Dennis O'Leary

Artist Statement

2020 brought on the Covid 19 pandemic and a forced isolation enabling the concentrated studio time to explore something new. I consciously decided to completely change my mode of working in clay and attempt the creation of small scale abstract sculpture with a large presence.

Over two years, this effort resulted in the series Ritual Bowls and Baubles. Technically, the work was constructed by manipulating very wet clay into a rough abstract shape before carving the still wet forms into a completed state. Once fired, pieces were all "cold finished" by applying lacquer and metal leaf.

Ritual Bowls are successors of the initial Fragments series and represent something larger that has been lost or damaged over time and whose purposes are unknown. Their fully-formed images and content is left to the viewer's imagination.

Baubles are a thematic departure and are influenced by the rough textural Meteorite sculptures of ten years prior and a continued interest in forms and concepts of Chinese Scholar Rocks or Gongshi. While baubles are generally defined as “… small, showy trinket or decoration... embellished with glittering touches... something that is superficially attractive but useless or worthless,” these small sculptures, in this esthetic context, attempt ironic content that stands as a testament to much of contemporary culture and life.

O'Leary found his initial artistic success in ceramics as an art student at the University of California, Santa Barbara, where in 1968 he received BA degree and a MFA degree in 1970. Moving on to San Francisco and without a ceramic studio he found interest and satisfaction with an array of other creative endeavors and artistic enterprises that extended over the following forty years. In addition to actively making and exhibiting sculpture through the 1970s, 80s and 90s, he served as the Assistant Director of Education at the San Francisco Museum of Modern Art from 1972 through 1979, and then Assistant Professor of Art at Montana State University in Bozeman, Montana from 1979 to 1981 where he managed the school's gallery program and taught art courses in both studio and academic disciplines.

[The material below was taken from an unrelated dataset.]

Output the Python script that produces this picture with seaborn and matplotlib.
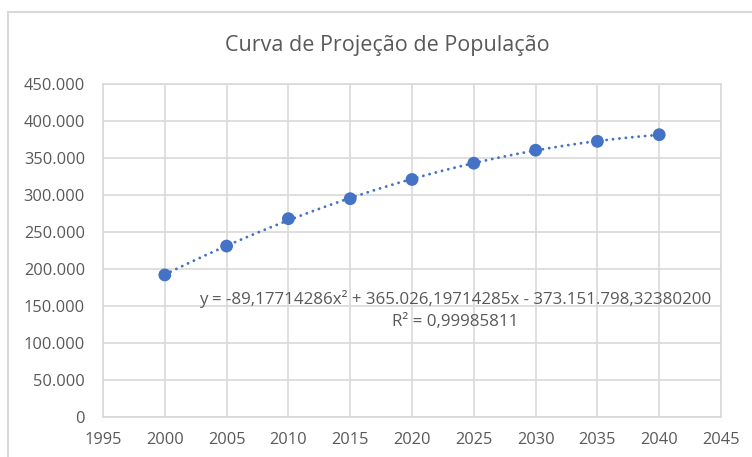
import numpy as np
import pandas as pd
import matplotlib
matplotlib.use("Agg")
import matplotlib.pyplot as plt
from matplotlib.ticker import FuncFormatter, MultipleLocator
from matplotlib.patches import Rectangle
import seaborn as sns

anos = [2000, 2005, 2010, 2015, 2020, 2025, 2030, 2035, 2040]
populacao = [192000, 231000, 268000, 295000, 321000, 343000, 360500, 372500, 381500]
titulo = "Curva de Projeção de População"
equacao = "y = -89,17714286x² + 365.026,19714285x - 373.151.798,32380200"
r2 = "R² = 0,99985811"

df = pd.DataFrame({"ano": anos, "pop": populacao})

sns.set_theme(style="white")
plt.rcParams["font.family"] = ["Open Sans", "DejaVu Sans"]

blue = "#4472C4"
grey_txt = "#595959"
grid_c = "#D9D9D9"

fig = plt.figure(figsize=(7.52, 4.57), dpi=100)
ax = fig.add_axes([103/752, 1-417/457, 618/752, 333/457])

sns.regplot(data=df, x="ano", y="pop", order=2, ci=None, ax=ax,
            scatter_kws=dict(s=85, color=blue, edgecolor="none", alpha=1, zorder=4),
            line_kws=dict(color=blue, lw=2.1, linestyle=(0, (0.01, 2.2)),
                          dash_capstyle="round", zorder=3))

ax.set_xlim(1995, 2045)
ax.set_ylim(0, 450000)
ax.xaxis.set_major_locator(MultipleLocator(5))
ax.yaxis.set_major_locator(MultipleLocator(50000))
ax.yaxis.set_major_formatter(FuncFormatter(lambda v, p: f"{int(v):,}".replace(",", ".")))
ax.set_xlabel("")
ax.set_ylabel("")
ax.grid(True, color=grid_c, lw=1.2)
ax.set_axisbelow(True)
for s in ax.spines.values():
    s.set_color(grid_c)
    s.set_linewidth(1.2)
ax.tick_params(axis="both", length=0, labelsize=11.8, colors=grey_txt)
ax.tick_params(axis="y", pad=13)
ax.tick_params(axis="x", pad=11)

fig.text(387/752, 1-45/457, titulo, ha="center", va="center", fontsize=15.5, color=grey_txt)
ax.text(0.57, 0.354, equacao, transform=ax.transAxes, ha="center", va="center",
        fontsize=12.2, color=grey_txt)
ax.text(0.57, 0.285, r2, transform=ax.transAxes, ha="center", va="center",
        fontsize=12.2, color=grey_txt)

fig.patches.append(Rectangle((8/752, -0.2), 1.5, 1.2 - 12/457, transform=fig.transFigure,
                             fill=False, edgecolor="#D9D9D9", lw=1.5))

fig.savefig("out.png", dpi=100)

O'Leary moved to Boise, Idaho in 1981 to assume the position of Executive Director with the small-scale Boise Gallery of Art. After 16 years he left the institution transformed through managing two major building expansions, a staff of twenty, and an annual budget of $1,000,000 into the Boise Art Museum. Knowing when enough is enough, O'Leary returned to California in 1997 to become Executive Director of the Djerassi Resident Artists Program in the Santa Cruz Mountains. Here he administered "the gift of time" to more than 1,000 artists (with a thousand before them) for 14 years. He was able to achieve that goal on his own in 2011 when retiring and moving to Pacific Grove to rekindle his ambition to make art full time. Now, after ten years of concerted output, he has achieved a substantial body of work.